# start of Data rows

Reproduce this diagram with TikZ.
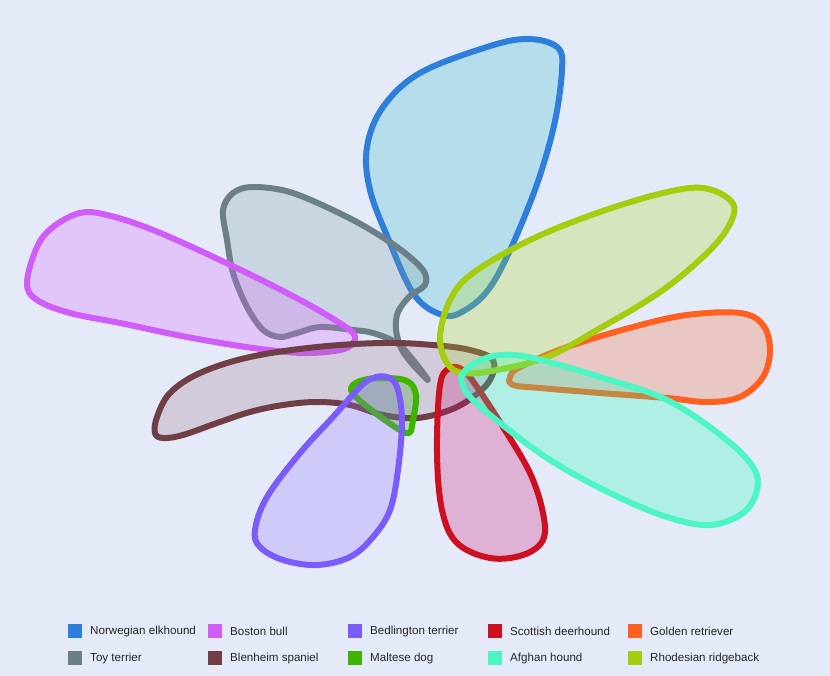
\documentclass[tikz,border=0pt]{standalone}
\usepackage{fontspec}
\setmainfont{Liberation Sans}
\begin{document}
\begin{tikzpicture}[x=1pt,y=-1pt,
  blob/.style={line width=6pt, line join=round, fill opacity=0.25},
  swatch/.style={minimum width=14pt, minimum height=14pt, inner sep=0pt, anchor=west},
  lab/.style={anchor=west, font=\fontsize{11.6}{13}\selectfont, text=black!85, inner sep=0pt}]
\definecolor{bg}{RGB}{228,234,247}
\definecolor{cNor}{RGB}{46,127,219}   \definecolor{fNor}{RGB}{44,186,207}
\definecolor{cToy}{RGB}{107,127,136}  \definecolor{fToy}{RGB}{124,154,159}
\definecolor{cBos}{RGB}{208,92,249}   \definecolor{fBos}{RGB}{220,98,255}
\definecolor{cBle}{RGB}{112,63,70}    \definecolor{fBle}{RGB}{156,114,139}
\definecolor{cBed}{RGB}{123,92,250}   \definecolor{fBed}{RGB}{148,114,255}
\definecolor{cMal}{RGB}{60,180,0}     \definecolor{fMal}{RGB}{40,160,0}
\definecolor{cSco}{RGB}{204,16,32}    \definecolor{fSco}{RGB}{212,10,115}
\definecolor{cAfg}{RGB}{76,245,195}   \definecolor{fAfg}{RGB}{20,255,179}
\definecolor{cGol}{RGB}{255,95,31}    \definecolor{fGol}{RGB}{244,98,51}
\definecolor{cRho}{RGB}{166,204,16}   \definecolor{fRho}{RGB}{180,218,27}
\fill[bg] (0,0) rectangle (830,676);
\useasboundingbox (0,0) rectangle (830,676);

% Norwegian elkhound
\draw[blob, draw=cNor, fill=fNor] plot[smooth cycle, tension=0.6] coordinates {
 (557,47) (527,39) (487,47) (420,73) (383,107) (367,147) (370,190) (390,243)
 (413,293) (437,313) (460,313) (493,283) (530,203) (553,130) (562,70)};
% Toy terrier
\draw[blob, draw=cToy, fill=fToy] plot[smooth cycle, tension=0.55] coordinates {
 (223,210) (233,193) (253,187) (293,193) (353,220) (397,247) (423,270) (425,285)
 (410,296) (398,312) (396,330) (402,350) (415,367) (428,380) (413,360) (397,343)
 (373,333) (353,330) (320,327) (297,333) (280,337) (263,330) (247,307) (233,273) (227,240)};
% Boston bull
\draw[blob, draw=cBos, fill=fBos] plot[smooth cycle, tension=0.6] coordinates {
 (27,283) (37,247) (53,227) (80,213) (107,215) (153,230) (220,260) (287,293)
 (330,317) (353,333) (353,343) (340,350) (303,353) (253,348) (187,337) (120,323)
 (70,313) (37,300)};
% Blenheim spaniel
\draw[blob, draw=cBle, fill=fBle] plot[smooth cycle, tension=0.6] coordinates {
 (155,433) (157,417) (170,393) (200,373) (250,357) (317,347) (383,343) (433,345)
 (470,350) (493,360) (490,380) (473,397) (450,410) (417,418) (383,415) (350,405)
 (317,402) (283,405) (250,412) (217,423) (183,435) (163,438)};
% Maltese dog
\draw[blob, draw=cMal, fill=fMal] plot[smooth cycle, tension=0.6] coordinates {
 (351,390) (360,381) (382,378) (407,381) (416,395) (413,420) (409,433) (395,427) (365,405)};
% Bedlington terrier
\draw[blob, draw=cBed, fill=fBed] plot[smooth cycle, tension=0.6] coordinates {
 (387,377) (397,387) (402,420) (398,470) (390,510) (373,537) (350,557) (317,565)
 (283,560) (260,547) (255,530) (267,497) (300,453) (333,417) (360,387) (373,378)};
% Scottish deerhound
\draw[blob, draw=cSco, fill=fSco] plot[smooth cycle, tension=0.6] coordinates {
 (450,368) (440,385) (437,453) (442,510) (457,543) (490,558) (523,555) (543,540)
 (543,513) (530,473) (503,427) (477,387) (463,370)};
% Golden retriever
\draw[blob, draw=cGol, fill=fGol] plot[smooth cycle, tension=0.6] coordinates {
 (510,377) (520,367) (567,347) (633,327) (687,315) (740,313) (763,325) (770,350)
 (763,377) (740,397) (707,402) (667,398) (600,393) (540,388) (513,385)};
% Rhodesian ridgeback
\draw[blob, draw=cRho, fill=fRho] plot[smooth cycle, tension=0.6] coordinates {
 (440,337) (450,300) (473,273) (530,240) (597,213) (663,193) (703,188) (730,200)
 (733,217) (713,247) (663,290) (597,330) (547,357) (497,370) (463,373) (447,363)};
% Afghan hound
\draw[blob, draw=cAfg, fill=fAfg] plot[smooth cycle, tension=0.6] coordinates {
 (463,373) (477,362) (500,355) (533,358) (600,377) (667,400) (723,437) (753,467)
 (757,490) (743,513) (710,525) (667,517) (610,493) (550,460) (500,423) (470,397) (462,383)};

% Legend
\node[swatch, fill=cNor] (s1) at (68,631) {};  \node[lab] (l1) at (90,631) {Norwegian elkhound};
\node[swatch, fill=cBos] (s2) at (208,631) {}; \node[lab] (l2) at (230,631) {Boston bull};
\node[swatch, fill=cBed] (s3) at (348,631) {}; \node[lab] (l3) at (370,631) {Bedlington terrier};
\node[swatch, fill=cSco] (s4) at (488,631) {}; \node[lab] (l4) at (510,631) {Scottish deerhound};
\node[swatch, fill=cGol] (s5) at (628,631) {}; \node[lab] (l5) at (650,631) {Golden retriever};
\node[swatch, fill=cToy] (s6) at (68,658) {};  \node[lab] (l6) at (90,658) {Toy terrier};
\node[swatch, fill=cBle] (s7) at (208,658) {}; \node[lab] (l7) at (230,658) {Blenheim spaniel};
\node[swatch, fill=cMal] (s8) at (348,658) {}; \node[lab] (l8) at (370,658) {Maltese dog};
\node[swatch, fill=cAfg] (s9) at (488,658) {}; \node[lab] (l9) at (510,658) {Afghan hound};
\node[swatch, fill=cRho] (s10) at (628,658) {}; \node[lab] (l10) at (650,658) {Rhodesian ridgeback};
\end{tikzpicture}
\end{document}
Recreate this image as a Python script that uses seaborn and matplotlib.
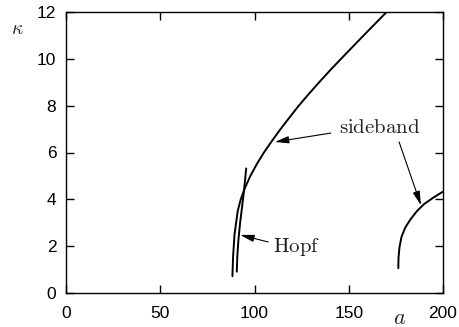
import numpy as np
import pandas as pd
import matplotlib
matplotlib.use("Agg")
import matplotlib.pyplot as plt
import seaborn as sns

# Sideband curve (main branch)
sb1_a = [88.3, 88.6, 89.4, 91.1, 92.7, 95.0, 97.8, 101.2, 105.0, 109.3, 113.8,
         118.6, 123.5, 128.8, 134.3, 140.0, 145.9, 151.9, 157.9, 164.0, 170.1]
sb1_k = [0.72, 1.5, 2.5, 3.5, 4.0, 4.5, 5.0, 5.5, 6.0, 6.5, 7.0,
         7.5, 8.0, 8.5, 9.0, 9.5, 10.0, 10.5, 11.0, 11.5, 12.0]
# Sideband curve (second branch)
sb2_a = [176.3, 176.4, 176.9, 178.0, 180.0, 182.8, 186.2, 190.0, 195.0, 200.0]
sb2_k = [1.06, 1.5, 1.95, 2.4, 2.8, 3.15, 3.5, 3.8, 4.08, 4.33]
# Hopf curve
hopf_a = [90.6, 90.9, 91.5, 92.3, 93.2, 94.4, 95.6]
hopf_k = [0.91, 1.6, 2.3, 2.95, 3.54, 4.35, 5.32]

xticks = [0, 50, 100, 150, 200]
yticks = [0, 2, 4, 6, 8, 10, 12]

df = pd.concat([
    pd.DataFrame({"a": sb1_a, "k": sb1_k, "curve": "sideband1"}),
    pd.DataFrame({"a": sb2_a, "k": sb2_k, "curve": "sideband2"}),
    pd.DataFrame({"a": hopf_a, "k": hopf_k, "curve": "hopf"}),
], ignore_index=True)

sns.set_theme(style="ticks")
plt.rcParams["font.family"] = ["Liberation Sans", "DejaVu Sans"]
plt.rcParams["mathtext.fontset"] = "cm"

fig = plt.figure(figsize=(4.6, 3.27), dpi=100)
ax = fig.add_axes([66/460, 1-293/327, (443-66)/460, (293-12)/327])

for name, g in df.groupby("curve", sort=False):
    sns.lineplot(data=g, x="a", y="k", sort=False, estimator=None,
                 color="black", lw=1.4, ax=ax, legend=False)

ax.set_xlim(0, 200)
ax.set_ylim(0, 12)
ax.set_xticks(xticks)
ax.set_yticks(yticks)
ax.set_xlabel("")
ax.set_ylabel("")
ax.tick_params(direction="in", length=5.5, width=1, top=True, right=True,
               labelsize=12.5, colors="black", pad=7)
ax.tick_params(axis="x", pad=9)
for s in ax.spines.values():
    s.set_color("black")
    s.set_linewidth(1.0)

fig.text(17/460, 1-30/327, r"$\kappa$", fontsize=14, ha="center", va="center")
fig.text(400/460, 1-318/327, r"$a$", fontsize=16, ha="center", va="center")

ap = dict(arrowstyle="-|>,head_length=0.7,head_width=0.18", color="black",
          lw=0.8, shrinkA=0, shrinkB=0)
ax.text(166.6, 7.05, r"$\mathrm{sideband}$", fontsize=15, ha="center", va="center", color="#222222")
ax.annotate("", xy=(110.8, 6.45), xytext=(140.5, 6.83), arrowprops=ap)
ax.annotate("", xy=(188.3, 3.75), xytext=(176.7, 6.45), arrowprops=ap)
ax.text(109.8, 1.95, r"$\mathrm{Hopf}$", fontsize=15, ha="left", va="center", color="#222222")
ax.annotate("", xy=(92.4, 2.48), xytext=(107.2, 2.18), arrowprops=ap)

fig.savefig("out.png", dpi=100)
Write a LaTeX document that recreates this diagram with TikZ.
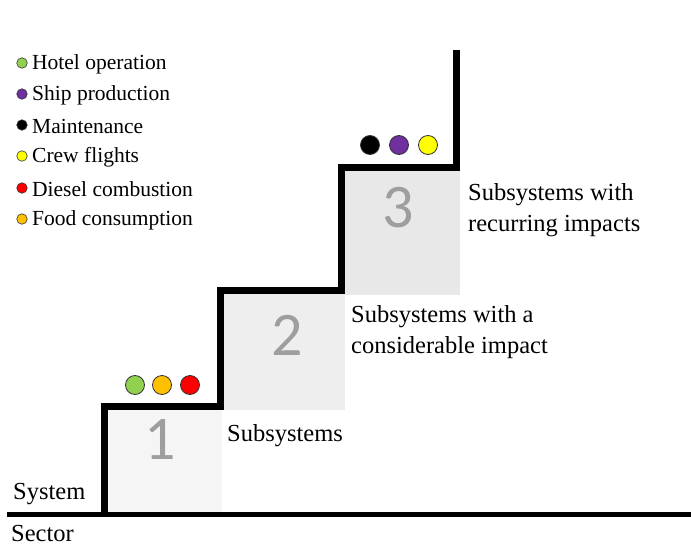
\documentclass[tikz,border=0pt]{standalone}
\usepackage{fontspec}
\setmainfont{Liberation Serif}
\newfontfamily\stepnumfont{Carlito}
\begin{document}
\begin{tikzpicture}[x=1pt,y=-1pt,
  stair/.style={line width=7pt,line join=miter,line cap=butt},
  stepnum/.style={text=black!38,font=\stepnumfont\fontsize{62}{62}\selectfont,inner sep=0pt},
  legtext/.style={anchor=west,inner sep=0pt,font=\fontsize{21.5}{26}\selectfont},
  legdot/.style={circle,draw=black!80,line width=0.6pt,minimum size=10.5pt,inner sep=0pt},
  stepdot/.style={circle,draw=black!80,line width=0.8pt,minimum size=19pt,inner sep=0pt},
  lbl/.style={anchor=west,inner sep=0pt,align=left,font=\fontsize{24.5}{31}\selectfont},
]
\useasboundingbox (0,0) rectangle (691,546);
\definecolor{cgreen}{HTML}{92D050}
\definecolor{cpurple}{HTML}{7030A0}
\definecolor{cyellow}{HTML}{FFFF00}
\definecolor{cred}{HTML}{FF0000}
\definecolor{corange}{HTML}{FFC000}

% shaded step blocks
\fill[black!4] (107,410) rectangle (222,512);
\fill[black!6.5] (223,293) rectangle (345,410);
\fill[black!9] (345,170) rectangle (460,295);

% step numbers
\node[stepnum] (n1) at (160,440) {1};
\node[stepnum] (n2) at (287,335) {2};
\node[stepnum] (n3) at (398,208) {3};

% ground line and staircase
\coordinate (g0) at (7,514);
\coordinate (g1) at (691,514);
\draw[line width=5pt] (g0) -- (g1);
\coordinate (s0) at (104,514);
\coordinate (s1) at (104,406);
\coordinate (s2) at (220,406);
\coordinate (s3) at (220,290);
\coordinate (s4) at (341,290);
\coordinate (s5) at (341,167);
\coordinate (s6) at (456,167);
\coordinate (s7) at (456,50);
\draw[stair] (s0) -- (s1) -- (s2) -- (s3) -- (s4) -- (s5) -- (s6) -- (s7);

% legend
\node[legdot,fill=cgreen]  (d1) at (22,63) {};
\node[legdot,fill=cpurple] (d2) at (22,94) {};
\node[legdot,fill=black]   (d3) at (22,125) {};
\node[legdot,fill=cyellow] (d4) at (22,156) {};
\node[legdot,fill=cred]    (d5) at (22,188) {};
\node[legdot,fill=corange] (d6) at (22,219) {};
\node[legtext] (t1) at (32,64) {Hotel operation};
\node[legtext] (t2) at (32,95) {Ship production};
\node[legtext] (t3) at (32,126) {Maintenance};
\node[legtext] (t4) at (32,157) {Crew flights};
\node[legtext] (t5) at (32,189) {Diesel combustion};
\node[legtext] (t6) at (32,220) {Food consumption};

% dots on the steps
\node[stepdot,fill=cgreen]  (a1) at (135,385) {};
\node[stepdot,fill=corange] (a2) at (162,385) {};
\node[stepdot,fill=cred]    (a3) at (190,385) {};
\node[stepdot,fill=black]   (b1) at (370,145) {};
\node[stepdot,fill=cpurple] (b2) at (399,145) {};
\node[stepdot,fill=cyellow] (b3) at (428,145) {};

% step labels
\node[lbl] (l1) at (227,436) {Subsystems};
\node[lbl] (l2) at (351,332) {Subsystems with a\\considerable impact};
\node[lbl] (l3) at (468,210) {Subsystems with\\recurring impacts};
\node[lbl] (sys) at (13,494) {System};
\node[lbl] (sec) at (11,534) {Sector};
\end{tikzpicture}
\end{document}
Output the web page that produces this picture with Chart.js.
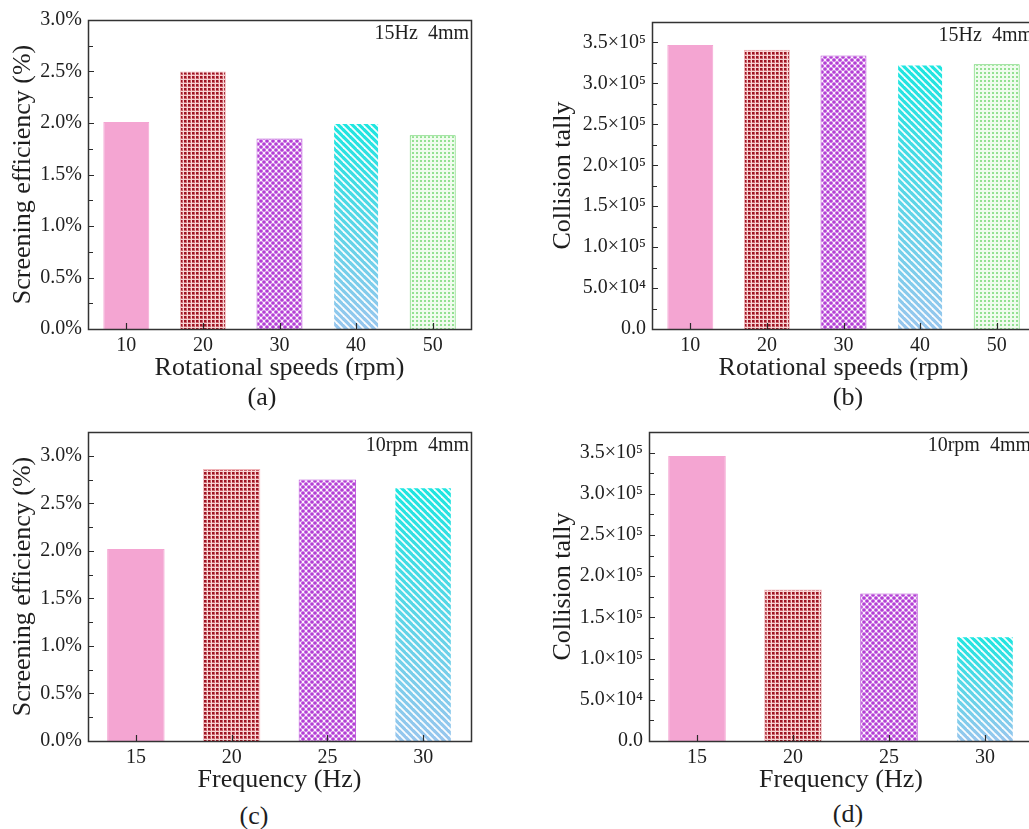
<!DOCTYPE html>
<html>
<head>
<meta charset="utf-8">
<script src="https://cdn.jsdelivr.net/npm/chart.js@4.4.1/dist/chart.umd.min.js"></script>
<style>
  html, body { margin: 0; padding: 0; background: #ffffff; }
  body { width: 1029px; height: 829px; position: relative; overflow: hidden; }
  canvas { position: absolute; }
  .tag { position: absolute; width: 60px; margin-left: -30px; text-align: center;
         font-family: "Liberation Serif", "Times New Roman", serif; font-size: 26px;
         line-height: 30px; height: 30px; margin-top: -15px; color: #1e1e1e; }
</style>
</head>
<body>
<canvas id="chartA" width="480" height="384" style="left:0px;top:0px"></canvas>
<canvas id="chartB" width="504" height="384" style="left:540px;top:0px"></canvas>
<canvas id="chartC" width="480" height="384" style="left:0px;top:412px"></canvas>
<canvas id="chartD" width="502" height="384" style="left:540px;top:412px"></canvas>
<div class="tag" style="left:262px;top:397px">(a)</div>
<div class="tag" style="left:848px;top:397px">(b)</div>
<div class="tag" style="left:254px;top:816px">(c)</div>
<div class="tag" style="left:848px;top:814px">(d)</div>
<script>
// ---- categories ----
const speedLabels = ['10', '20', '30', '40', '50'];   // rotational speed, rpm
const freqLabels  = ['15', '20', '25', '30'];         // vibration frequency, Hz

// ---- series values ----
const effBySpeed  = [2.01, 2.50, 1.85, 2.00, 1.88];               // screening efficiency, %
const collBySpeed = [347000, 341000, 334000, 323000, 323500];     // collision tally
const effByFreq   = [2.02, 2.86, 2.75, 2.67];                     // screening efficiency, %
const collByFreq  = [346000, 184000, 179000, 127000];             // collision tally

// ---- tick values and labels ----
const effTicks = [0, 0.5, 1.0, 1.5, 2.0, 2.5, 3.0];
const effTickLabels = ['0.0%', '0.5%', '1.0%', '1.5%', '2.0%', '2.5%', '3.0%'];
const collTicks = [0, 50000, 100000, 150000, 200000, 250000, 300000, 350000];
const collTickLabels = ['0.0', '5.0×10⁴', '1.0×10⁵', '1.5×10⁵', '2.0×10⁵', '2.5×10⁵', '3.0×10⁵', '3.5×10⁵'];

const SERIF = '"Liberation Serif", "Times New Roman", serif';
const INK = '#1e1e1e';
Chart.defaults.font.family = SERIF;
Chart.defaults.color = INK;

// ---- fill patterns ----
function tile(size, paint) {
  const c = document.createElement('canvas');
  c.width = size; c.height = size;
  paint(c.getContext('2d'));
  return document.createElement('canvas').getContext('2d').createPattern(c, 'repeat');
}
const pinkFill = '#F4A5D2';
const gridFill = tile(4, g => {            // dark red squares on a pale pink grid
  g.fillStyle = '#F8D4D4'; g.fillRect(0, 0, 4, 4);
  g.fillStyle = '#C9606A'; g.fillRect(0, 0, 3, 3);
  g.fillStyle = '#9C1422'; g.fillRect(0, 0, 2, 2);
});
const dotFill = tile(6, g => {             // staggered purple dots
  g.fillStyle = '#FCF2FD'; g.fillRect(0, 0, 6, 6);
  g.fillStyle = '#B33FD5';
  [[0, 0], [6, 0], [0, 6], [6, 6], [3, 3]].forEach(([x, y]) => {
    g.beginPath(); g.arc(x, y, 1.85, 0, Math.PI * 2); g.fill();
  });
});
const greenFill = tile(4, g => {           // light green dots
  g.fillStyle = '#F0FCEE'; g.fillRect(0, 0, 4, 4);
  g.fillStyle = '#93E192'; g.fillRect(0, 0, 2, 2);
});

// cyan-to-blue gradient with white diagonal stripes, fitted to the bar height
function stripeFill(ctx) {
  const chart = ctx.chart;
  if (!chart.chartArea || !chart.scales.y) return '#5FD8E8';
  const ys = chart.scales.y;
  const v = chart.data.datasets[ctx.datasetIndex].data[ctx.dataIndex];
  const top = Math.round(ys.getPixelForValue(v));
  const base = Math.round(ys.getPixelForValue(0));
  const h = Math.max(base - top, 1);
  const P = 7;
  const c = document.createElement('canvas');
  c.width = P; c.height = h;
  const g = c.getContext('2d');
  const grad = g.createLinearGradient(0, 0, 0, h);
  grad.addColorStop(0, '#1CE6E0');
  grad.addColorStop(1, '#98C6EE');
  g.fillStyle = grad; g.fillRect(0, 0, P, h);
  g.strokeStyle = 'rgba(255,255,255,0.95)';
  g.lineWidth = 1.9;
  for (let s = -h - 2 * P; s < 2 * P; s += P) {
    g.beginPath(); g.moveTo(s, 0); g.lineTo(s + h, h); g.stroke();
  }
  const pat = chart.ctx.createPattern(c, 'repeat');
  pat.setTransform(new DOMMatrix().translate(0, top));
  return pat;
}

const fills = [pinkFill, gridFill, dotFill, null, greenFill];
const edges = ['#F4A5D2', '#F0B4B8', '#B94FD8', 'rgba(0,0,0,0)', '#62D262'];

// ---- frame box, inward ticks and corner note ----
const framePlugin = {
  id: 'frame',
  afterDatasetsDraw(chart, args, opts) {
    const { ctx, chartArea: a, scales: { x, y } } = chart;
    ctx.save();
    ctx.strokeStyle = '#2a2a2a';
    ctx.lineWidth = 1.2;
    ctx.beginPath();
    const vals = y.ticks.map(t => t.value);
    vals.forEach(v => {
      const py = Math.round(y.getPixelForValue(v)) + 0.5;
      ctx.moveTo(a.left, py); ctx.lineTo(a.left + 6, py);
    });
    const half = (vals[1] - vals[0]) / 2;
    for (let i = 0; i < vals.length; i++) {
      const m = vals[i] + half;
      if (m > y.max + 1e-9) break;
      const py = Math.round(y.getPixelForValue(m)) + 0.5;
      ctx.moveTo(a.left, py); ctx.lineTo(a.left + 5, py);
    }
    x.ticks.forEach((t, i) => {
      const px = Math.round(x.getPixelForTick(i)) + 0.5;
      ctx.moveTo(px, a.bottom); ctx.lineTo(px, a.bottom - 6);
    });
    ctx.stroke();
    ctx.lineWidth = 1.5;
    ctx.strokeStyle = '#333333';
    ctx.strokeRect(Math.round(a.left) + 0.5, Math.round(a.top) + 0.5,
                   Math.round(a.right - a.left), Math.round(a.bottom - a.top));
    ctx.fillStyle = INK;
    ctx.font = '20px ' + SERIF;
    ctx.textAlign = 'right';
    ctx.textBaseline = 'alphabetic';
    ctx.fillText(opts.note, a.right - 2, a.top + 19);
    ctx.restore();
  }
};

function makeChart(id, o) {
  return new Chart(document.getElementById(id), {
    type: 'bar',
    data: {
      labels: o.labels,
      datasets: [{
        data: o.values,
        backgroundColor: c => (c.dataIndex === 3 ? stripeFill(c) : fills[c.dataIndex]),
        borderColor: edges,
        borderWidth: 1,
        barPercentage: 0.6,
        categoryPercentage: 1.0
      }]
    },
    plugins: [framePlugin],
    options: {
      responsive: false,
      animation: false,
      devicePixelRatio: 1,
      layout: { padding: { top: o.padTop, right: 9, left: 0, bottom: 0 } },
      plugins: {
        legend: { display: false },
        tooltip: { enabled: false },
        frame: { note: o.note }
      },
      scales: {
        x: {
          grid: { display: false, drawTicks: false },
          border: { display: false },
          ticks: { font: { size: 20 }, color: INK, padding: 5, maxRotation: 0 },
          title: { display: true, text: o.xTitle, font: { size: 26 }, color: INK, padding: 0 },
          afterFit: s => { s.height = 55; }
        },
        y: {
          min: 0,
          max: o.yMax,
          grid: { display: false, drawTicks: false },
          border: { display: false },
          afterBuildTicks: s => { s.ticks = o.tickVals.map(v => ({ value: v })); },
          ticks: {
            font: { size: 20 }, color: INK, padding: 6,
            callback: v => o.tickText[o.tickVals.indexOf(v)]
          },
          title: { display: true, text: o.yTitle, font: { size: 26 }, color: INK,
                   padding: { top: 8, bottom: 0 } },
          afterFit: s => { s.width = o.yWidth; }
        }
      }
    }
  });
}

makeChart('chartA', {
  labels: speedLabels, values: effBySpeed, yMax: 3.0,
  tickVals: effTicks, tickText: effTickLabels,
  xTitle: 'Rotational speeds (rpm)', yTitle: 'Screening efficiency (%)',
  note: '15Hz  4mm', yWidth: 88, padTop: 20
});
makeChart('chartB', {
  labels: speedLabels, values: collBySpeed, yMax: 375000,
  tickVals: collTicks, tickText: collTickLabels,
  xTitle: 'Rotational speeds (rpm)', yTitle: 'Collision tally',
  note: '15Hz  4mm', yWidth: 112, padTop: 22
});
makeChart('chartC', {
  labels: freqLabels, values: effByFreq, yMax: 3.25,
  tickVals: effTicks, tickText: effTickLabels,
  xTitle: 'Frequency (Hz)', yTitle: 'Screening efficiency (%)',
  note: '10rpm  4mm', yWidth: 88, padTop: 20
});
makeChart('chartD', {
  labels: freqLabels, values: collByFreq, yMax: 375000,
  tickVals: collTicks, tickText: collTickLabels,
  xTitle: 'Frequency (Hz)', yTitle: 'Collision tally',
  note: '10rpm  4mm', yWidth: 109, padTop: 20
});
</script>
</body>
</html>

# end of Data rows

Stated task » Tally the lines in these entries that have the string "this" in them, then answer with the count and nothing else.

Reply to the exercise » 4